Anonymous 0 Comments

Greenhouse gases absorb infrared light, increase in temperature, and then re-emit that infrared light in a random direction. Some of that re-emitted infrared light will head back towards earths surface. This is an even bigger problem than at first glance though, because not all the light earth absorbs is from infrared, but a good deal of the light that it radiates out is. This means that a full spectrum of light will pass through earths atmosphere, get absorbed by the earth and radiated back out as infrared light. Some of which will then be absorbed again by greenhouse gases and be Re-emitted back towards earth.

Anonymous 0 Comments

[this futurama clip is really quite accurate ](https://youtu.be/0SYpUSjSgFg), it skips a bit out but essentially there are just so many the sunlight simply can’t pass through

Anonymous 0 Comments

The Earth gets almost all its energy from the Sun. Sunlight reaches the Earth. About a third of it actually gets reflected back out to space and doesn’t do anything and some of it gets absorbed by stuff up in the atmosphere but the *rest* of it actually reaches Earth’s surface to provide us with that sweet heat energy.

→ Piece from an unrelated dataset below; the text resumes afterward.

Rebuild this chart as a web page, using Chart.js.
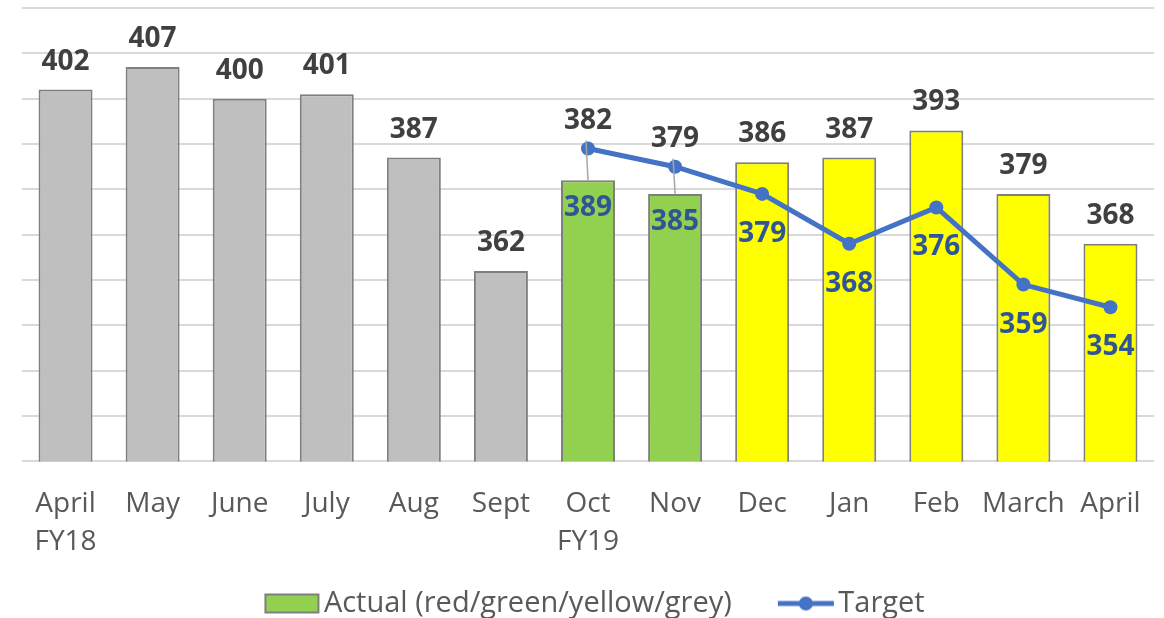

At the same time, the Earth starts releasing energy back out to space.

When there is *less* greenhouse gases, more of that energy can freely leave and not bother us. But as greenhouse gases go *up*, it traps that energy, not letting it go anywhere. Since it can’t go… it just stays on our planet to keep heating up. And since we still have sunlight heating us, too, it means that the temperature grows.

It’s called the “greenhouse effect” because it’s the same idea of a regular greenhouse – energy enters but can’t escape.

Anonymous 0 Comments

This came up in the most recent episode of [A Problem Squared](https://youtu.be/gXIh2GyIBXw).

Basically, different gasses are transparent to some light but opaque to others. This just means some light can get through but other light gets stuck.

Earth’s atmosphere is made up of a bunch of different gasses that let light through, predominantly in the visible and ultraviolet range (because evolution). Much of that light gets absorbed. The UV gets used by plants etc as food, and it gradually makes its way through the food chain. Ultimately, this eventually gets turned in to heat (as well as useful energy like movement etc.). Some of this heat gets emitted as infrared light.

The problem is, some of the gasses in the atmosphere (like CO2 and water) don’t let the infrared light through. These are the ones we call greenhouse gasses.

TLDR: greenhouse gasses let UV light in. Nature turns that in to heat in the form of IR light. The gasses don’t let the IR back out, so it gets stuck here.